An international organisation, Global Rights, has advocated community participation in tackling sexual and gender-based violence (SGBV) in states across the federation.
Speaking Tuesday in Abuja, during a two-day training on promoting effective community referral pathways for SGBV response in Northwest Nigeria, Global Rights’ Program Officer, Women and Gender unit, Noya Sedi, said cases must be reported specifically to sexual assault referral centres (SARCs) for effective handling.
She said: “The project is really about linking community-based response systems to GBV and more formal structures, specifically the sexual assault referral centres (SARCs). What we’ve noticed is that in establishing our community dialogue committees, there’s a need to create a synergy between those informal systems and more formal structures.

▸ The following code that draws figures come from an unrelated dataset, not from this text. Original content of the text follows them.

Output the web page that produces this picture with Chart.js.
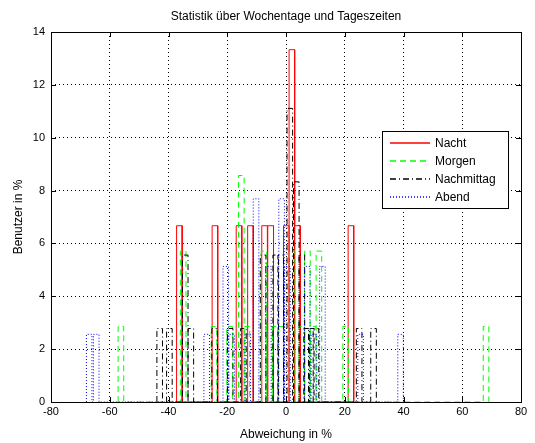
<!DOCTYPE html>
<html>
<head>
<meta charset="utf-8">
<script src="https://cdn.jsdelivr.net/npm/chart.js@4"></script>
<style>
  html, body { margin: 0; padding: 0; background: #fff; }
  #wrap { width: 535px; height: 443px; }
</style>
</head>
<body>
<div id="wrap"><canvas id="tageszeitChart" width="535" height="443"></canvas></div>
<script>
// Histogramm: Abweichung in % (Bin-Mitten) und Anteil der Benutzer in %
const seriesNames = ['Nacht', 'Morgen', 'Nachmittag', 'Abend'];

const nachtBins   = [-36.3, -24.2, -16.0, -12.1, -7.3, -5.2, 0.1, 2.0, 3.9, 22.1];
const nachtValues = [6.67, 6.67, 6.67, 6.67, 6.67, 6.67, 6.67, 13.33, 6.67, 6.67];

const morgenBins   = [-56.2, -35.0, -24.5, -19.2, -15.2, -13.3, -7.5, -5.6, -3.7, -1.8, 2.1, 5.4, 7.3, 9.2, 11.2, 20.3, 68.1];
const morgenValues = [2.86, 5.71, 2.86, 2.86, 8.57, 2.86, 5.71, 2.86, 2.86, 2.86, 5.71, 2.86, 5.71, 2.86, 5.71, 2.86, 2.86];

const nachmittagBins   = [-43.0, -39.7, -34.3, -32.4, -24.3, -19.0, -14.5, -7.8, -3.5, -1.8, 1.3, 3.5, 5.4, 7.0, 8.6, 10.2, 24.9, 29.8];
const nachmittagValues = [2.78, 2.78, 5.56, 2.78, 2.78, 2.78, 2.78, 5.56, 5.56, 5.56, 11.11, 8.33, 5.56, 2.78, 2.78, 2.78, 2.78, 2.78];

const abendBins   = [-67.0, -64.6, -27.0, -20.5, -18.5, -13.0, -10.2, -6.0, -1.5, 0.5, 7.2, 9.5, 12.4, 25.4, 39.0];
const abendValues = [2.56, 2.56, 2.56, 5.13, 2.56, 2.56, 7.69, 5.13, 7.69, 5.13, 5.13, 2.56, 5.13, 2.56, 2.56];

const binWidth = 1.9;

const seriesColors = ['#ff0000', '#00ff00', '#000000', '#0000ff'];
const seriesDashes = [[], [6, 4], [6, 3, 1, 3], [1, 2]];

// Umriss der Balken als Linienzug (wie stairs/hist in MATLAB)
function outline(centers, values) {
    const pts = [];
    const idx = centers.map((c, i) => i).sort((a, b) => centers[a] - centers[b]);
    idx.forEach(function(i) {
        const l = centers[i] - binWidth / 2;
        const r = centers[i] + binWidth / 2;
        pts.push({x: l, y: 0}, {x: l, y: values[i]}, {x: r, y: values[i]}, {x: r, y: 0});
    });
    return pts;
}

const FONT = 'Liberation Sans, Arial, Helvetica, sans-serif';

// Rahmen, nach innen zeigende Ticks, Titel und Legende
const matlabAxes = {
    id: 'matlabAxes',
    afterDraw(chart) {
        const ctx = chart.ctx;
        const a = chart.chartArea;
        const xs = chart.scales.x, ys = chart.scales.y;
        ctx.save();
        ctx.strokeStyle = '#000';
        ctx.lineWidth = 1;
        ctx.setLineDash([]);
        ctx.strokeRect(Math.round(a.left) + 0.5, Math.round(a.top) + 0.5,
            Math.round(a.right - a.left), Math.round(a.bottom - a.top));
        ctx.beginPath();
        xs.ticks.forEach(function(t) {
            const px = Math.round(xs.getPixelForValue(t.value)) + 0.5;
            ctx.moveTo(px, a.bottom); ctx.lineTo(px, a.bottom - 5);
            ctx.moveTo(px, a.top); ctx.lineTo(px, a.top + 5);
        });
        ys.ticks.forEach(function(t) {
            const py = Math.round(ys.getPixelForValue(t.value)) + 0.5;
            ctx.moveTo(a.left, py); ctx.lineTo(a.left + 5, py);
            ctx.moveTo(a.right, py); ctx.lineTo(a.right - 5, py);
        });
        ctx.stroke();

        // Titel
        ctx.fillStyle = '#000';
        ctx.font = '12px ' + FONT;
        ctx.textAlign = 'center';
        ctx.textBaseline = 'middle';
        ctx.fillText('Statistik über Wochentage und Tageszeiten', (a.left + a.right) / 2, 17);

        // Legende
        const bx = 382.5, by = 131.5, bw = 126, bh = 77;
        ctx.fillStyle = '#fff';
        ctx.fillRect(bx, by, bw, bh);
        ctx.strokeStyle = '#000';
        ctx.strokeRect(bx, by, bw, bh);
        ctx.textAlign = 'left';
        seriesNames.forEach(function(name, i) {
            const y = 143 + i * 18;
            ctx.strokeStyle = seriesColors[i];
            ctx.lineWidth = 1.3;
            ctx.setLineDash(seriesDashes[i]);
            ctx.beginPath();
            ctx.moveTo(390, y); ctx.lineTo(430, y);
            ctx.stroke();
            ctx.setLineDash([]);
            ctx.fillStyle = '#000';
            ctx.fillText(name, 435, y + 0.5);
        });
        ctx.restore();
    }
};

document.addEventListener('DOMContentLoaded', function() {
    const ctx = document.getElementById('tageszeitChart');
    const binsList = [nachtBins, morgenBins, nachmittagBins, abendBins];
    const valuesList = [nachtValues, morgenValues, nachmittagValues, abendValues];

    new Chart(ctx, {
        type: 'line',
        data: {
            datasets: seriesNames.map(function(name, i) {
                return {
                    label: name,
                    data: outline(binsList[i], valuesList[i]),
                    borderColor: seriesColors[i],
                    borderDash: seriesDashes[i],
                    borderWidth: 1,
                    pointRadius: 0,
                    tension: 0,
                    fill: false,
                    order: 3 - i
                };
            })
        },
        options: {
            responsive: false,
            animation: false,
            layout: { padding: { top: 32, right: 14, left: 0, bottom: 0 } },
            plugins: {
                legend: { display: false },
                tooltip: { enabled: false },
                title: { display: false }
            },
            scales: {
                x: {
                    type: 'linear',
                    min: -80, max: 80,
                    afterFit: function(s) { s.height = 41; },
                    grid: { color: '#000', drawTicks: false, lineWidth: 1 },
                    border: { display: false, dash: [1, 3] },
                    ticks: { stepSize: 20, color: '#000', padding: 3, maxRotation: 0,
                             font: { family: FONT, size: 11 } },
                    title: { display: true, text: 'Abweichung in %', color: '#000',
                             padding: { top: 0, bottom: 1 }, font: { family: FONT, size: 12 } }
                },
                y: {
                    min: 0, max: 14,
                    afterFit: function(s) { s.width = 51; },
                    grid: { color: '#000', drawTicks: false, lineWidth: 1 },
                    border: { display: false, dash: [1, 3] },
                    ticks: { stepSize: 2, color: '#000', padding: 6,
                             font: { family: FONT, size: 11 } },
                    title: { display: true, text: 'Benutzer in %', color: '#000',
                             padding: { top: 11, bottom: 0 }, font: { family: FONT, size: 12 } }
                }
            }
        },
        plugins: [matlabAxes]
    });
});
</script>
</body>
</html>
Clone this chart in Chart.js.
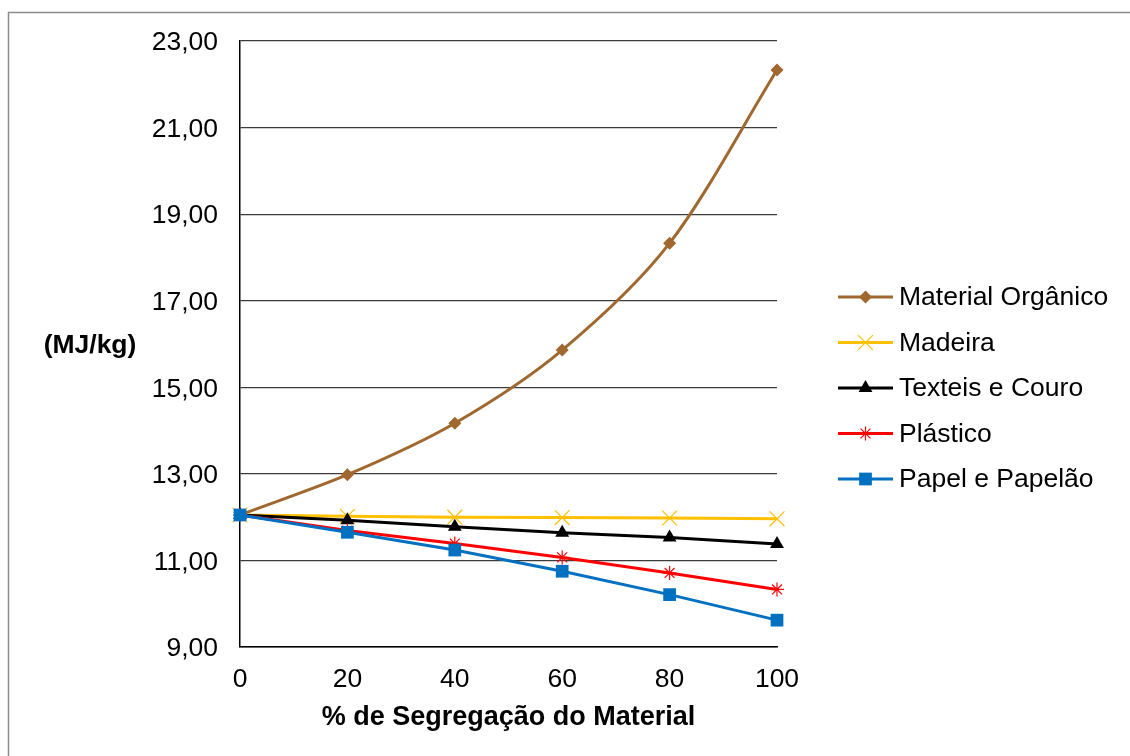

“From time to time, survivors tend to turn to some of these informal systems and structures as first responders. There’s a need to create an integration of the system wherein the community members or the community dialogue committees, and the sexual assault referral centres have a straight referral pathway.
“This training is to strengthen that referral pathway and integrate that into the system. In turn, strengthening the response mechanism at the community level, specifically in the Northwest states, which are our focal states for this project.
“I wouldn’t say we’re not doing anything right. I would actually say that we are taking steps in the right direction. But that’s what they are, steps. So they might be slow steps. I might start to see little progress here and there, but it’s not something that happens overnight. The struggle is a continuous one.
“The community plays an important role in tackling gender-based violence because, like I said earlier, a lot of times these people are inadvertent first responders. They may not even intend to be, but these are the first people who tend to hear about these things
and tend to hear about these issues.
“So community members owe it to survivors, owe it to victims, owe it to other community members to ensure that it’s a safe environment for people, not just women, but also men, children, girls, boys, and also educate the public, sensitize people around them.
and also educate the public, sensitise people around them.
“That’s why we created the structure of the Community Dialogue Committee, which is made up of respectable citizens among the community members to be drivers of this change.”
Also speaking, the center manager Salama Sexual Assault Reference Center (SARC), Kafanchan, Zone 3, Kaduna state, Grace Yohanna Abbin, said Nigeria has a long way to go in tackling GBV because of the slowness of the judicial system, revealing the center has recorded 4,426 cases from Febuary 2019 to January 2025.
She said: “GBV is a global issue and it’s a game of power. He that has the power deals with the vulnerable, which is not so good, so it has to do with the violation of human rights. We still have a long way to go because people are beginning to speak up. I know it has been an issue.
“One bad thing about violence is that anybody can be violated. Gender-based violence has no respect for age, culture, religion, tribe, or what have you. It has no respect for even profession. So both men and women are affected. It’s not as if the men are not being abused. They are equally abused. They are also reported. But it’s worse on women and children.
“The SARC Centre in Kafanchan was opened since 2019. When we started, we recorded just two cases in a month and they were just female. Now we went in for awareness and sensitization. Before, you know, people were beginning to report. Now we have recorded 4,426 cases.
“We have eight local governments under Kafanchan. So in all the eight local governments, people come to report cases of gender-based violence. So we have recorded 4,426 cases in Kafanchan Zone 3 from Febuary 2019 to January 2025, out of which 3,000 plus were women.”